::: Given information :::

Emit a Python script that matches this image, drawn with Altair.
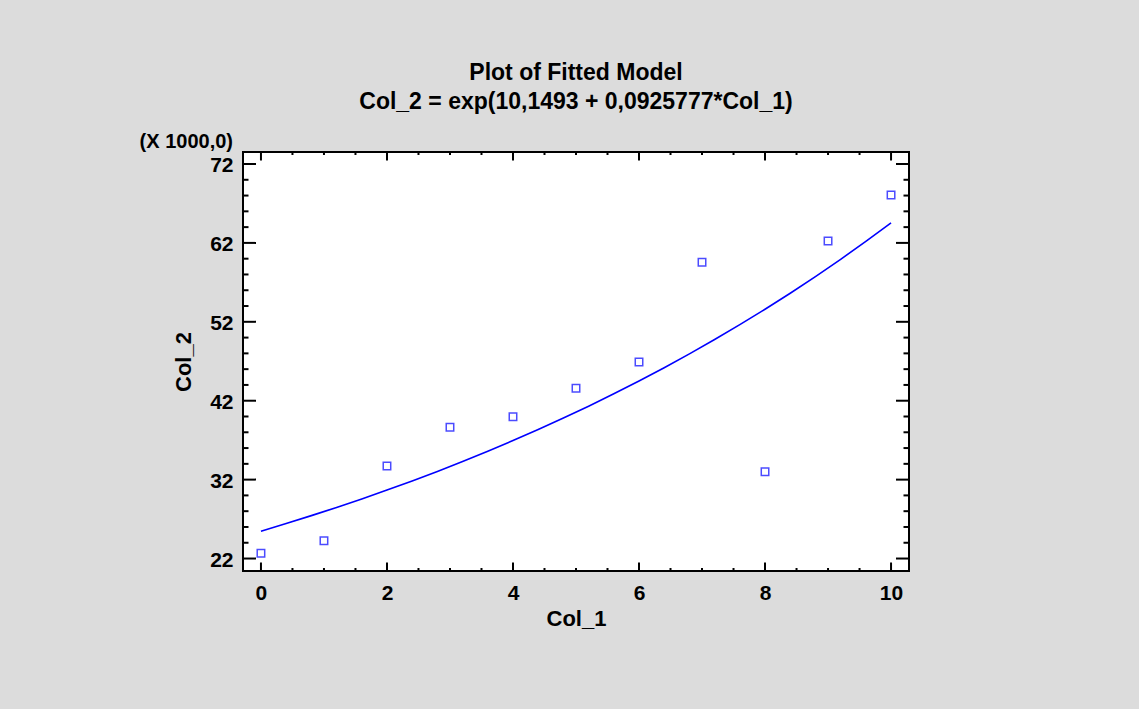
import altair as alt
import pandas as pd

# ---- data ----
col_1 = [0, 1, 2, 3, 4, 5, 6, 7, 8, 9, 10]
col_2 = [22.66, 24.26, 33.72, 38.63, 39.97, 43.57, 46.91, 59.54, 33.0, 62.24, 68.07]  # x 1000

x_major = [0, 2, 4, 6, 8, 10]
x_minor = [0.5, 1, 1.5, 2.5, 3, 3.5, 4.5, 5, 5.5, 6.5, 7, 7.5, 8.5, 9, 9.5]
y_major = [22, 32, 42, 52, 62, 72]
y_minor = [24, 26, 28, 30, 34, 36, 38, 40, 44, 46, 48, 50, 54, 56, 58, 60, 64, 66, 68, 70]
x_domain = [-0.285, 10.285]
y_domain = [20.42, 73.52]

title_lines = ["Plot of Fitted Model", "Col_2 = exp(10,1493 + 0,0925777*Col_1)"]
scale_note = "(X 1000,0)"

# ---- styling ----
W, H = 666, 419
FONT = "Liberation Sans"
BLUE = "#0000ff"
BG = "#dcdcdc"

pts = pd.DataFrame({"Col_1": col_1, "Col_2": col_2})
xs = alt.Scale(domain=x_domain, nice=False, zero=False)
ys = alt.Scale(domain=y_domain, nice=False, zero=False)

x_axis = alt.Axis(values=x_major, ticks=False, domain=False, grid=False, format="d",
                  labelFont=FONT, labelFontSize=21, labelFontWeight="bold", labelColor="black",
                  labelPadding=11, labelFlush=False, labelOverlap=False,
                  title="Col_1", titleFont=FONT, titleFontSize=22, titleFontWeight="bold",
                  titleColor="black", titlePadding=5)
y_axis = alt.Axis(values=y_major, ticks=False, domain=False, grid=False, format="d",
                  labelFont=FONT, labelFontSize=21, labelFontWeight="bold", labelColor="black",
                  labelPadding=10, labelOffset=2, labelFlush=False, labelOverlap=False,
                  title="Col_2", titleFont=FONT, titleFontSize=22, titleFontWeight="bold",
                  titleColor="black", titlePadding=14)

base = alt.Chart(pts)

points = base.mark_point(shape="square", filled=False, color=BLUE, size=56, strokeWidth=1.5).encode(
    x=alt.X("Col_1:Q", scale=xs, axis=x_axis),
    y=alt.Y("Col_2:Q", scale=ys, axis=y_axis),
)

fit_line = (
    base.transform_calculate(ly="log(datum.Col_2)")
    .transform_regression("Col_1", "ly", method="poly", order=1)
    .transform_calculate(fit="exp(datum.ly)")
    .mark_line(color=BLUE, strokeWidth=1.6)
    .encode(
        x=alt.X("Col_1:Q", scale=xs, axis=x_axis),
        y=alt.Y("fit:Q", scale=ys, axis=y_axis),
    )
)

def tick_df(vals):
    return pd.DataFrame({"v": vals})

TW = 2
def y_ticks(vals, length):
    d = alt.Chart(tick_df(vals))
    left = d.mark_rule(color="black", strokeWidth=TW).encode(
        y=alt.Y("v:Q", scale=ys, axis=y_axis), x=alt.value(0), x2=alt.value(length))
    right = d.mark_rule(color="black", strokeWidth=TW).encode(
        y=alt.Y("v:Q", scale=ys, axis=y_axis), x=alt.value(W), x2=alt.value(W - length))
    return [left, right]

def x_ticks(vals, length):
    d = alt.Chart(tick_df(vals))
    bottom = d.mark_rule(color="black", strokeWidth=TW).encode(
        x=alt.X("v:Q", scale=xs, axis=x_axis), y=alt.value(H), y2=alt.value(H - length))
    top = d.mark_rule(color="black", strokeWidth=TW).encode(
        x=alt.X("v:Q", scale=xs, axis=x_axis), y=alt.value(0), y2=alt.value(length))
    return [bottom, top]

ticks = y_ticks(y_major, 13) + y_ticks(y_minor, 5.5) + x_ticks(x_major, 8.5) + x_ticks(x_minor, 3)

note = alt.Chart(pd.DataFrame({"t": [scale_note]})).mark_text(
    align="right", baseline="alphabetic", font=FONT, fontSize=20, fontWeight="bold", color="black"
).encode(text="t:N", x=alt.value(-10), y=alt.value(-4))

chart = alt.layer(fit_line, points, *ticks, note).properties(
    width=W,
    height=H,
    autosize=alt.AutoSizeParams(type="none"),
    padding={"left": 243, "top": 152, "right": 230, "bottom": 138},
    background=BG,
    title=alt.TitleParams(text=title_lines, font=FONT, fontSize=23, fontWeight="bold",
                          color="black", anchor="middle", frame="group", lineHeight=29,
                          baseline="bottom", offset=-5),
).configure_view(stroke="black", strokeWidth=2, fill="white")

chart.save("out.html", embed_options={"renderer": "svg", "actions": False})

:::

Requirements >>
Write out the lines from the start of the material to the line with "base = alt.Chart(pts)", inclusive and exactly. Skip the pictures.

Correct answer >>
Emit a Python script that matches this image, drawn with Altair.
import altair as alt
import pandas as pd

# ---- data ----
col_1 = [0, 1, 2, 3, 4, 5, 6, 7, 8, 9, 10]
col_2 = [22.66, 24.26, 33.72, 38.63, 39.97, 43.57, 46.91, 59.54, 33.0, 62.24, 68.07]  # x 1000

x_major = [0, 2, 4, 6, 8, 10]
x_minor = [0.5, 1, 1.5, 2.5, 3, 3.5, 4.5, 5, 5.5, 6.5, 7, 7.5, 8.5, 9, 9.5]
y_major = [22, 32, 42, 52, 62, 72]
y_minor = [24, 26, 28, 30, 34, 36, 38, 40, 44, 46, 48, 50, 54, 56, 58, 60, 64, 66, 68, 70]
x_domain = [-0.285, 10.285]
y_domain = [20.42, 73.52]

title_lines = ["Plot of Fitted Model", "Col_2 = exp(10,1493 + 0,0925777*Col_1)"]
scale_note = "(X 1000,0)"

# ---- styling ----
W, H = 666, 419
FONT = "Liberation Sans"
BLUE = "#0000ff"
BG = "#dcdcdc"

pts = pd.DataFrame({"Col_1": col_1, "Col_2": col_2})
xs = alt.Scale(domain=x_domain, nice=False, zero=False)
ys = alt.Scale(domain=y_domain, nice=False, zero=False)

x_axis = alt.Axis(values=x_major, ticks=False, domain=False, grid=False, format="d",
                  labelFont=FONT, labelFontSize=21, labelFontWeight="bold", labelColor="black",
                  labelPadding=11, labelFlush=False, labelOverlap=False,
                  title="Col_1", titleFont=FONT, titleFontSize=22, titleFontWeight="bold",
                  titleColor="black", titlePadding=5)
y_axis = alt.Axis(values=y_major, ticks=False, domain=False, grid=False, format="d",
                  labelFont=FONT, labelFontSize=21, labelFontWeight="bold", labelColor="black",
                  labelPadding=10, labelOffset=2, labelFlush=False, labelOverlap=False,
                  title="Col_2", titleFont=FONT, titleFontSize=22, titleFontWeight="bold",
                  titleColor="black", titlePadding=14)

base = alt.Chart(pts)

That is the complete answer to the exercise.